Member of the Landtag of Liechtenstein for Oberland
- In office 7 February 2021 – 9 February 2025

Personal details
- Born: 4 July 1956 (age 69) Vaduz, Liechtenstein
- Political party: Patriotic Union
- Spouse: Sylvia Siegrist ​(m. 1988)​
- Children: 2

= Walter Frick =

Liechtenstein politician (born 1956)

Walter Frick (born 4 July 1956) is a politician from Liechtenstein who served in the Landtag of Liechtenstein from 2021 to 2025.

== Life ==
Frick was born on 4 July 1956 in Vaduz as the son of Erwin Frick and Lina (née Perotto) as one of five children. He attended elementary school in Schaan and then secondary school in Vaduz. From 1973 to 1976 he conducted an apprenticeship as a bricklayer and then attended a social education course in Zurich. From 1989 to 2021 he was the group leader and department head at the special education centre in Schaan. He also works as a winemaker.

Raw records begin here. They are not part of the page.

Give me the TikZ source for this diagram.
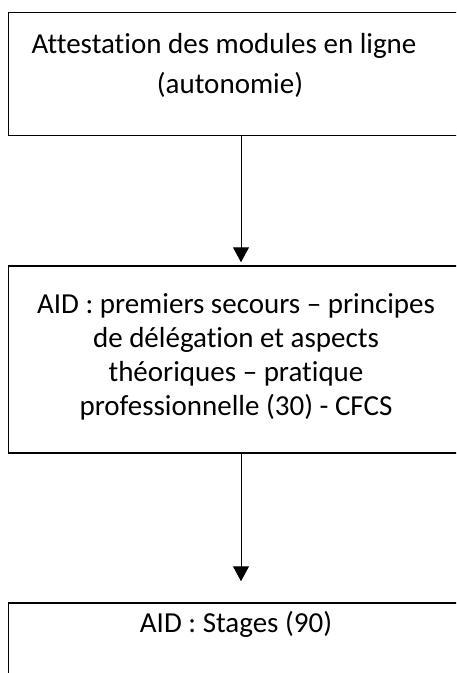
\documentclass[tikz,border=0pt]{standalone}
\usepackage{fontspec}
\setmainfont{Carlito}[Ligatures=NoCommon]
\usetikzlibrary{arrows.meta}
\tikzset{
  boxnode/.style={draw=black, line width=1.5pt, rectangle, minimum width=453.5pt, inner sep=0pt},
  txt/.style={font=\fontsize{29pt}{34pt}\selectfont, inner sep=0pt, align=center, text=black},
  arr/.style={draw=black, line width=1pt, -{Triangle[length=15pt,width=16pt]}}
}
\begin{document}
\begin{tikzpicture}[x=1pt,y=-1pt]
\useasboundingbox (0,0) rectangle (456,673);
\begin{scope}
\clip (0,0) rectangle (456,673);
\node[boxnode, minimum height=123pt] (box1) at (235.25,74) {};
\node[boxnode, minimum height=187pt] (box2) at (235.25,359.5) {};
\node[boxnode, minimum height=117pt] (box3) at (235.25,661.5) {};
\node[txt, anchor=base] (t1a) at (224,53) {Attestation des modules en ligne};
\node[txt, anchor=base] (t1b) at (230,93) {(autonomie)};
\node[txt, anchor=north] (t2) at (236,289.2) {\strut AID : premiers secours – principes\\de délégation et aspects\\théoriques – pratique\\professionnelle (30) - CFCS};
\node[txt, anchor=base] (t3) at (236,632) {AID : Stages (90)};
\draw[arr, shorten >=3pt] ([xshift=5.75pt]box1.south) -- ([xshift=5.75pt]box2.north);
\draw[arr, shorten >=21pt] ([xshift=5.75pt]box2.south) -- ([xshift=5.75pt]box3.north);
\end{scope}
\end{tikzpicture}
\end{document}
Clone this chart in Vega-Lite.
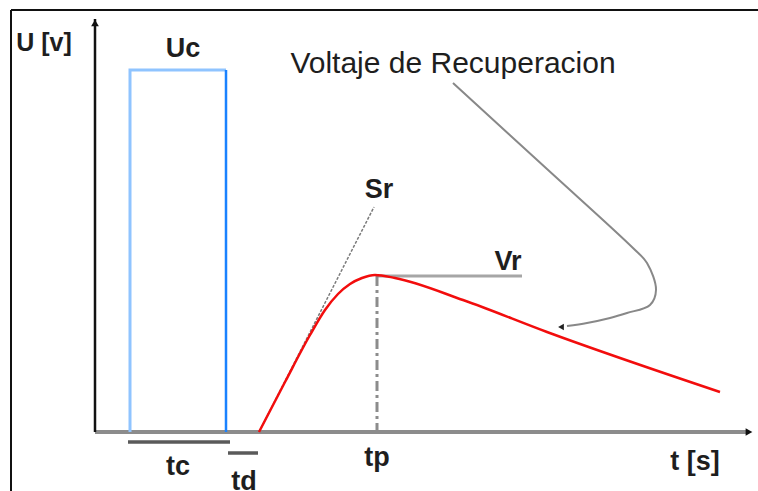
{
  "$schema": "https://vega.github.io/schema/vega-lite/v6.json",
  "width": 758,
  "height": 491,
  "autosize": {"type": "none"},
  "padding": 0,
  "background": "white",
  "config": {"view": {"stroke": null}, "text": {"font": "Liberation Sans"}},
  "datasets": {
    "frame": [
      {"side": "top", "k": 0, "t": -8.4, "U": 42.2},
      {"side": "top", "k": 1, "t": 66.3, "U": 42.2},
      {"side": "left", "k": 0, "t": -8.4, "U": 42.2},
      {"side": "left", "k": 1, "t": -8.4, "U": -5.9}
    ],
    "uAxis": [{"k": 0, "t": 0, "U": 0}, {"k": 1, "t": 0, "U": 41.3}],
    "tAxis": [{"k": 0, "t": 0, "U": 0}, {"k": 1, "t": 65.2, "U": 0}],
    "arrowUp": [{"t": 0, "U": 40.9}],
    "arrowRight": [{"t": 65.4, "U": 0}],
    "pulseLight": [
      {"k": 0, "t": 3.5, "U": 0},
      {"k": 1, "t": 3.5, "U": 36.2},
      {"k": 2, "t": 13.1, "U": 36.2}
    ],
    "pulseDark": [{"k": 0, "t": 13.1, "U": 36.2}, {"k": 1, "t": 13.1, "U": 0}],
    "intervals": [
      {"name": "tc", "k": 0, "t": 3.3, "U": -1.0},
      {"name": "tc", "k": 1, "t": 13.5, "U": -1.0},
      {"name": "td", "k": 0, "t": 13.3, "U": -2.1},
      {"name": "td", "k": 1, "t": 16.3, "U": -2.1}
    ],
    "tangent": [{"k": 0, "t": 16.4, "U": 0}, {"k": 1, "t": 27.9, "U": 22.5}],
    "peakLevel": [{"k": 0, "t": 28.2, "U": 15.6}, {"k": 1, "t": 42.7, "U": 15.6}],
    "peakTime": [{"k": 0, "t": 28.2, "U": 15.6}, {"k": 1, "t": 28.2, "U": 0}],
    "recovery": [
      {"t": 16.4, "U": 0},
      {"t": 19.0, "U": 5.0},
      {"t": 21.5, "U": 9.7},
      {"t": 23.0, "U": 12.2},
      {"t": 24.3, "U": 13.8},
      {"t": 25.5, "U": 14.8},
      {"t": 26.7, "U": 15.4},
      {"t": 28.0, "U": 15.7},
      {"t": 30.0, "U": 15.4},
      {"t": 36.8, "U": 13.2},
      {"t": 45.2, "U": 10.0},
      {"t": 62.5, "U": 4.0}
    ],
    "pointer": [
      {"k": 0, "t": 35.8, "U": 34.9},
      {"k": 1, "t": 45.2, "U": 26.3},
      {"k": 2, "t": 53.8, "U": 18.4},
      {"k": 3, "t": 55.2, "U": 16.9},
      {"k": 4, "t": 56.1, "U": 14.2},
      {"k": 5, "t": 55.5, "U": 12.7},
      {"k": 6, "t": 53.2, "U": 11.9},
      {"k": 7, "t": 51.5, "U": 11.4},
      {"k": 8, "t": 49.2, "U": 10.9},
      {"k": 9, "t": 47.2, "U": 10.6}
    ],
    "pointerHead": [{"t": 46.6, "U": 10.5}],
    "symbols": [
      {"label": "Uc", "t": 8.8, "U": 37.5},
      {"label": "Sr", "t": 28.4, "U": 23.4},
      {"label": "Vr", "t": 41.3, "U": 16.2},
      {"label": "tc", "t": 8.3, "U": -4.3},
      {"label": "td", "t": 14.9, "U": -5.75},
      {"label": "tp", "t": 28.2, "U": -3.4},
      {"label": "t [s]", "t": 60.0, "U": -3.8}
    ],
    "yTitle": [{"label": "U [v]", "t": -5.1, "U": 38.1}],
    "note": [{"label": "Voltaje de Recuperacion", "t": 35.8, "U": 35.9}]
  },
  "encoding": {
    "x": {"field": "t", "type": "quantitative", "axis": null,
          "scale": {"domain": [-9.5, 66.3], "nice": false, "zero": false}},
    "y": {"field": "U", "type": "quantitative", "axis": null,
          "scale": {"domain": [-5.9, 43.2], "nice": false, "zero": false}}
  },
  "layer": [
    {"data": {"name": "frame"},
     "mark": {"type": "line", "color": "#111111", "strokeWidth": 2},
     "encoding": {"detail": {"field": "side"}, "order": {"field": "k"}}},
    {"data": {"name": "tAxis"},
     "mark": {"type": "line", "color": "#8c8c8c", "strokeWidth": 4},
     "encoding": {"order": {"field": "k"}}},
    {"data": {"name": "uAxis"},
     "mark": {"type": "line", "color": "#111111", "strokeWidth": 2.5},
     "encoding": {"order": {"field": "k"}}},
    {"data": {"name": "arrowUp"},
     "mark": {"type": "point", "shape": "triangle-up", "filled": true, "color": "#111111", "size": 60, "opacity": 1}},
    {"data": {"name": "arrowRight"},
     "mark": {"type": "point", "shape": "triangle-right", "filled": true, "color": "#111111", "size": 60, "opacity": 1}},
    {"data": {"name": "pulseLight"},
     "mark": {"type": "line", "color": "#8fc4ff", "strokeWidth": 3},
     "encoding": {"order": {"field": "k"}}},
    {"data": {"name": "pulseDark"},
     "mark": {"type": "line", "color": "#1a82ff", "strokeWidth": 2.5},
     "encoding": {"order": {"field": "k"}}},
    {"data": {"name": "intervals"},
     "mark": {"type": "line", "color": "#5a5a5a", "strokeWidth": 3.5},
     "encoding": {"detail": {"field": "name"}, "order": {"field": "k"}}},
    {"data": {"name": "tangent"},
     "mark": {"type": "line", "color": "#7a7a7a", "strokeWidth": 1.5, "strokeDash": [3, 1.5]},
     "encoding": {"order": {"field": "k"}}},
    {"data": {"name": "peakLevel"},
     "mark": {"type": "line", "color": "#a6a6a6", "strokeWidth": 3},
     "encoding": {"order": {"field": "k"}}},
    {"data": {"name": "peakTime"},
     "mark": {"type": "line", "color": "#8c8c8c", "strokeWidth": 3, "strokeDash": [10, 4, 3, 4]},
     "encoding": {"order": {"field": "k"}}},
    {"data": {"name": "recovery"},
     "mark": {"type": "line", "color": "#f20d0d", "strokeWidth": 2.5, "interpolate": "monotone"},
     "encoding": {"order": {"field": "t"}}},
    {"data": {"name": "pointer"},
     "mark": {"type": "line", "color": "#888888", "strokeWidth": 2, "interpolate": "catmull-rom"},
     "encoding": {"order": {"field": "k"}}},
    {"data": {"name": "pointerHead"},
     "mark": {"type": "point", "shape": "triangle-left", "filled": true, "color": "#222222", "size": 45, "opacity": 1}},
    {"data": {"name": "symbols"},
     "mark": {"type": "text", "fontSize": 27, "fontWeight": "bold", "color": "#1e1e1e", "align": "center", "baseline": "alphabetic"},
     "encoding": {"text": {"field": "label"}}},
    {"data": {"name": "yTitle"},
     "mark": {"type": "text", "fontSize": 25, "fontWeight": "bold", "color": "#1e1e1e", "align": "center", "baseline": "alphabetic"},
     "encoding": {"text": {"field": "label"}}},
    {"data": {"name": "note"},
     "mark": {"type": "text", "fontSize": 30, "color": "#1e1e1e", "align": "center", "baseline": "alphabetic"},
     "encoding": {"text": {"field": "label"}}}
  ]
}
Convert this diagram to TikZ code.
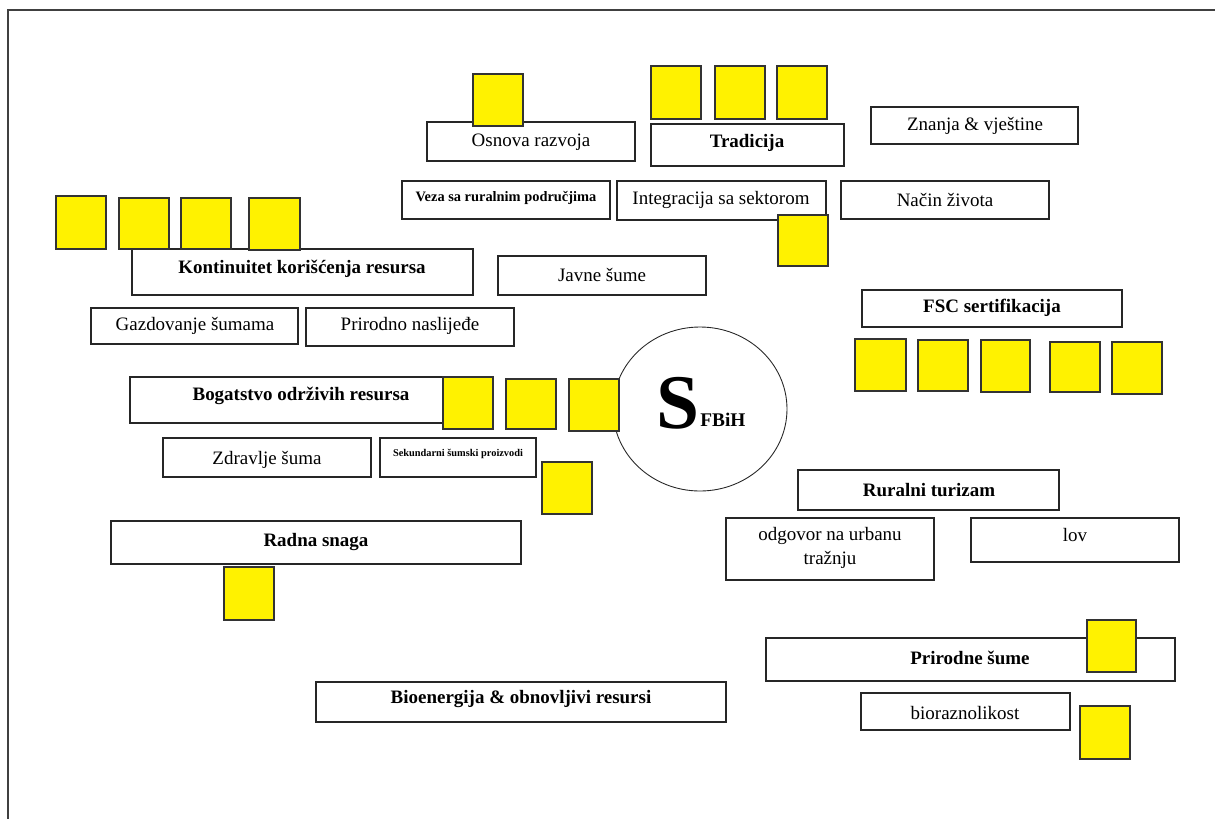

From 2007 to 2019 he was a member of the Schaan municipal council as a member of the Patriotic Union. From 2021 to 2025, he was a member of the Landtag of Liechtenstein. He has been a proponent for the banning of fossil fuel heating in Liechtenstein.

Frick married Sylvia Siegrist on 8 August 1988 and they have two children together. He lives in Schaan.